There have been tools to automate this process for over a decade, I remember back in the mid 90s it was one of the first things I thought to try when I discovered the web... "I want this whole website on my local machine, how?"
Crawling a whole website is bad form for a user to do. It wastes bandwidth, costs the website owner money. But search engines and archive sites like the Internet Archive do it all the time.
And yet, even for web site owners that do want their users to be able to download their whole site as a single package for archiving or knowledge sharing purposes, there is no easy way to do this without manually creating a package.
Personally I'd love to provide a big fat ZIP file of all the HTML on my Faith No More gig database. But all the HTML is generated by code. In order to provide a package I'd have to download everything, zip it, then upload it again.
It's far more difficult for those websites (the majority I expect) that are database driven and have no 100% meaningful "static" version to provide as a download. And I'd expect most commercial website would prefer you didn't.

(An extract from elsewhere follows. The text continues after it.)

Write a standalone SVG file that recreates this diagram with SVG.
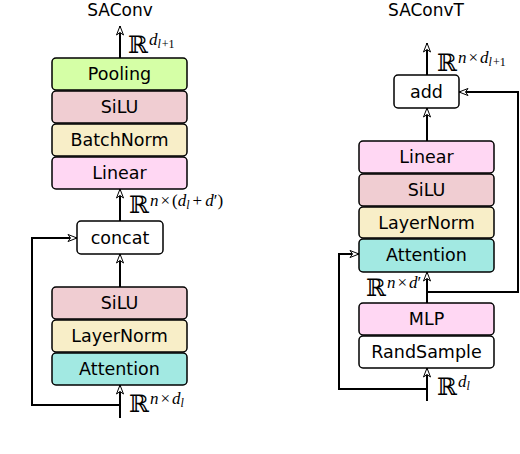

Wouldn't it be nice if there was a standard protocol for downloading a whole site that could be easily coded?
But maybe that isn't even necessary. Maybe it's a service Google could offer? A link next to their "cache" button, "Download whole site". Imagine the copyright carnage that would cause?! It should be opt-in of course...
Certainly I don't provide a big download of this site or any other because the care-factor to effort ratio just isn't compelling enough. Who'd want this whole site on their local machine? That's... silly. And of course, it's always going to be here init?
But I'm not sure Dave cares so much about the data. I think the ultimate aim of the desired service would be to keep the site running, the URL, the location, for eternity. The ultimate cyber squatting. Cold storage for your brain.
It would be nice to think your efforts remained part of history after your death. If you wrote a book, at the least it might be published and placed in a library for all time.
Your blog could easily die along with you within months. That is what Dave would like to prevent, and as yet there is no direct service available to prevent that happening.